> [Description of the task]
Set down each line of the material that follows, exactly, with no pictures.

> [Dataset extract]
— Start —

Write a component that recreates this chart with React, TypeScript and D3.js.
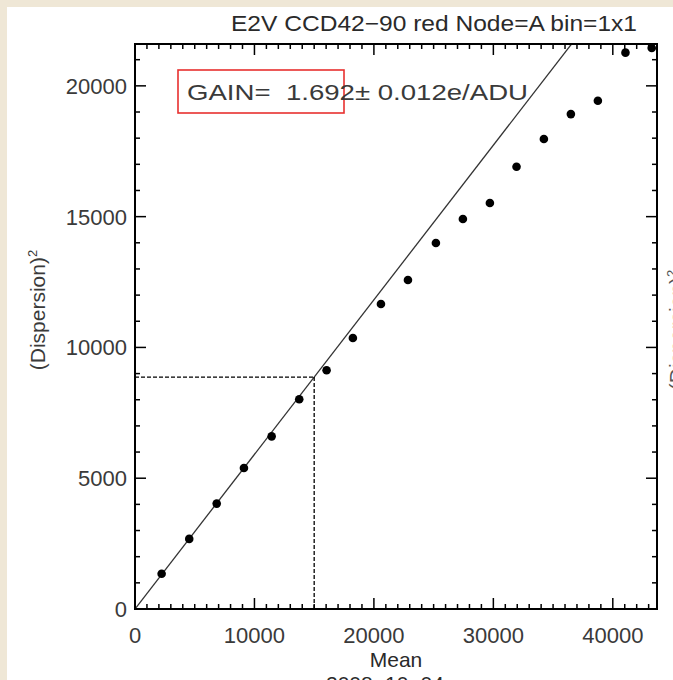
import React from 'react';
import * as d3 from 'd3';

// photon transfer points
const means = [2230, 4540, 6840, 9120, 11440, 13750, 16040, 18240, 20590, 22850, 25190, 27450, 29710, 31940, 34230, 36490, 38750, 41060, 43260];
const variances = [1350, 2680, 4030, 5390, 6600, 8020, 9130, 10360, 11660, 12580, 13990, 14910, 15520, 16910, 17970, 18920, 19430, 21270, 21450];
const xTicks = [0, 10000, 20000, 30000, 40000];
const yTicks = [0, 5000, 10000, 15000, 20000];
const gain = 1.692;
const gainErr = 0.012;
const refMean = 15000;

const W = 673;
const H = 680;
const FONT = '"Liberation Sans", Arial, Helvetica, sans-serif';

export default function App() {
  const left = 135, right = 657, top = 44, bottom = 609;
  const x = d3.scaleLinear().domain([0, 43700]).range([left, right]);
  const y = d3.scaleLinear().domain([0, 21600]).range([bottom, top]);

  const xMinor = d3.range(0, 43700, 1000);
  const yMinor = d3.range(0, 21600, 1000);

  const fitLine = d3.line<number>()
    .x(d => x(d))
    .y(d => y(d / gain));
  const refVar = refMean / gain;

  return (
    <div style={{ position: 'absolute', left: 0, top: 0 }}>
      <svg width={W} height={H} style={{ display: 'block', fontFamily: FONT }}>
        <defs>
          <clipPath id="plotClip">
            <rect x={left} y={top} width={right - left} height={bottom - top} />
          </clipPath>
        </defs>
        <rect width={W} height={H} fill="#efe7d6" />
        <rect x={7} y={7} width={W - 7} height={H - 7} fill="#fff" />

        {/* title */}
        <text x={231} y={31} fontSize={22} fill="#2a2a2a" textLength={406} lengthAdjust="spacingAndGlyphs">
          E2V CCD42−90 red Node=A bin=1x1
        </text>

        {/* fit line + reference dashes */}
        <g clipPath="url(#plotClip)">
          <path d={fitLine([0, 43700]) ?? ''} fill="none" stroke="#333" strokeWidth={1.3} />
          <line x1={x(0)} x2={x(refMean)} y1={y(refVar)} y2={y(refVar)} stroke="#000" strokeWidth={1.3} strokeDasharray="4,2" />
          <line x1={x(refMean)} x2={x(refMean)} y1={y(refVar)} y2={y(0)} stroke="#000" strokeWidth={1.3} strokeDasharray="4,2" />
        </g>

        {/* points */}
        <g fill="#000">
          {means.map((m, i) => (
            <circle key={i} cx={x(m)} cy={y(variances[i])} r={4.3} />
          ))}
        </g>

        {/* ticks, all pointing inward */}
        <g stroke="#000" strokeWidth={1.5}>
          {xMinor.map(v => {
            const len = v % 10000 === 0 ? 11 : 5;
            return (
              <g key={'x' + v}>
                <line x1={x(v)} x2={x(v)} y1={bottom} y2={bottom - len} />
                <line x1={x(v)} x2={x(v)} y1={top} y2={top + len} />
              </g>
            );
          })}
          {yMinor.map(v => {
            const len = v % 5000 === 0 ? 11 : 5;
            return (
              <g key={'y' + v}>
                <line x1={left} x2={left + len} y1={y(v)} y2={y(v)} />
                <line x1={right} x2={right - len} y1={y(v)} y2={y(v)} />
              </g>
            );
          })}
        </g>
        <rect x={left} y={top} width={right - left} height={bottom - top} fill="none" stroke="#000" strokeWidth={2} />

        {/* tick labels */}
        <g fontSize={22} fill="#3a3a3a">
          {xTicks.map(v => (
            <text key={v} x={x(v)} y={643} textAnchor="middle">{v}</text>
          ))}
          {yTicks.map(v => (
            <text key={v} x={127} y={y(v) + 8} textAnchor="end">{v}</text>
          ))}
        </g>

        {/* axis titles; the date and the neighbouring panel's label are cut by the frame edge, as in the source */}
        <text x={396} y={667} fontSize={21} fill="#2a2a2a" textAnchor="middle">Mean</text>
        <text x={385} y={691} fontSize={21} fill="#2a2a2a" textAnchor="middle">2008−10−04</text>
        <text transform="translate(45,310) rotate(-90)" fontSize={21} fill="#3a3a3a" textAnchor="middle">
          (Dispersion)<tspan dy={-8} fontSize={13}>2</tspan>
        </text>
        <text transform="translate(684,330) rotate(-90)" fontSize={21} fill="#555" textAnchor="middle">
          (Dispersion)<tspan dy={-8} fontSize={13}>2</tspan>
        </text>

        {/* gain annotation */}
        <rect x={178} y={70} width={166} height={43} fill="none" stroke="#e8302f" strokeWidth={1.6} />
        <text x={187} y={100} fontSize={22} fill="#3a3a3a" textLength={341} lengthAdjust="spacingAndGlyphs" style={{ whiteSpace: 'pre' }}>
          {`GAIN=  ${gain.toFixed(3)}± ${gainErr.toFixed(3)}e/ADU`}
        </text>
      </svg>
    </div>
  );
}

— End —

> [Response for this exercise]
Write a component that recreates this chart with React, TypeScript and D3.js.
import React from 'react';
import * as d3 from 'd3';

// photon transfer points
const means = [2230, 4540, 6840, 9120, 11440, 13750, 16040, 18240, 20590, 22850, 25190, 27450, 29710, 31940, 34230, 36490, 38750, 41060, 43260];
const variances = [1350, 2680, 4030, 5390, 6600, 8020, 9130, 10360, 11660, 12580, 13990, 14910, 15520, 16910, 17970, 18920, 19430, 21270, 21450];
const xTicks = [0, 10000, 20000, 30000, 40000];
const yTicks = [0, 5000, 10000, 15000, 20000];
const gain = 1.692;
const gainErr = 0.012;
const refMean = 15000;

const W = 673;
const H = 680;
const FONT = '"Liberation Sans", Arial, Helvetica, sans-serif';

export default function App() {
  const left = 135, right = 657, top = 44, bottom = 609;
  const x = d3.scaleLinear().domain([0, 43700]).range([left, right]);
  const y = d3.scaleLinear().domain([0, 21600]).range([bottom, top]);

  const xMinor = d3.range(0, 43700, 1000);
  const yMinor = d3.range(0, 21600, 1000);

  const fitLine = d3.line<number>()
    .x(d => x(d))
    .y(d => y(d / gain));
  const refVar = refMean / gain;

  return (
    <div style={{ position: 'absolute', left: 0, top: 0 }}>
      <svg width={W} height={H} style={{ display: 'block', fontFamily: FONT }}>
        <defs>
          <clipPath id="plotClip">
            <rect x={left} y={top} width={right - left} height={bottom - top} />
          </clipPath>
        </defs>
        <rect width={W} height={H} fill="#efe7d6" />
        <rect x={7} y={7} width={W - 7} height={H - 7} fill="#fff" />

        {/* title */}
        <text x={231} y={31} fontSize={22} fill="#2a2a2a" textLength={406} lengthAdjust="spacingAndGlyphs">
          E2V CCD42−90 red Node=A bin=1x1
        </text>

        {/* fit line + reference dashes */}
        <g clipPath="url(#plotClip)">
          <path d={fitLine([0, 43700]) ?? ''} fill="none" stroke="#333" strokeWidth={1.3} />
          <line x1={x(0)} x2={x(refMean)} y1={y(refVar)} y2={y(refVar)} stroke="#000" strokeWidth={1.3} strokeDasharray="4,2" />
          <line x1={x(refMean)} x2={x(refMean)} y1={y(refVar)} y2={y(0)} stroke="#000" strokeWidth={1.3} strokeDasharray="4,2" />
        </g>

        {/* points */}
        <g fill="#000">
          {means.map((m, i) => (
            <circle key={i} cx={x(m)} cy={y(variances[i])} r={4.3} />
          ))}
        </g>

        {/* ticks, all pointing inward */}
        <g stroke="#000" strokeWidth={1.5}>
          {xMinor.map(v => {
            const len = v % 10000 === 0 ? 11 : 5;
            return (
              <g key={'x' + v}>
                <line x1={x(v)} x2={x(v)} y1={bottom} y2={bottom - len} />
                <line x1={x(v)} x2={x(v)} y1={top} y2={top + len} />
              </g>
            );
          })}
          {yMinor.map(v => {
            const len = v % 5000 === 0 ? 11 : 5;
            return (
              <g key={'y' + v}>
                <line x1={left} x2={left + len} y1={y(v)} y2={y(v)} />
                <line x1={right} x2={right - len} y1={y(v)} y2={y(v)} />
              </g>
            );
          })}
        </g>
        <rect x={left} y={top} width={right - left} height={bottom - top} fill="none" stroke="#000" strokeWidth={2} />

        {/* tick labels */}
        <g fontSize={22} fill="#3a3a3a">
          {xTicks.map(v => (
            <text key={v} x={x(v)} y={643} textAnchor="middle">{v}</text>
          ))}
          {yTicks.map(v => (
            <text key={v} x={127} y={y(v) + 8} textAnchor="end">{v}</text>
          ))}
        </g>

        {/* axis titles; the date and the neighbouring panel's label are cut by the frame edge, as in the source */}
        <text x={396} y={667} fontSize={21} fill="#2a2a2a" textAnchor="middle">Mean</text>
        <text x={385} y={691} fontSize={21} fill="#2a2a2a" textAnchor="middle">2008−10−04</text>
        <text transform="translate(45,310) rotate(-90)" fontSize={21} fill="#3a3a3a" textAnchor="middle">
          (Dispersion)<tspan dy={-8} fontSize={13}>2</tspan>
        </text>
        <text transform="translate(684,330) rotate(-90)" fontSize={21} fill="#555" textAnchor="middle">
          (Dispersion)<tspan dy={-8} fontSize={13}>2</tspan>
        </text>

        {/* gain annotation */}
        <rect x={178} y={70} width={166} height={43} fill="none" stroke="#e8302f" strokeWidth={1.6} />
        <text x={187} y={100} fontSize={22} fill="#3a3a3a" textLength={341} lengthAdjust="spacingAndGlyphs" style={{ whiteSpace: 'pre' }}>
          {`GAIN=  ${gain.toFixed(3)}± ${gainErr.toFixed(3)}e/ADU`}
        </text>
      </svg>
    </div>
  );
}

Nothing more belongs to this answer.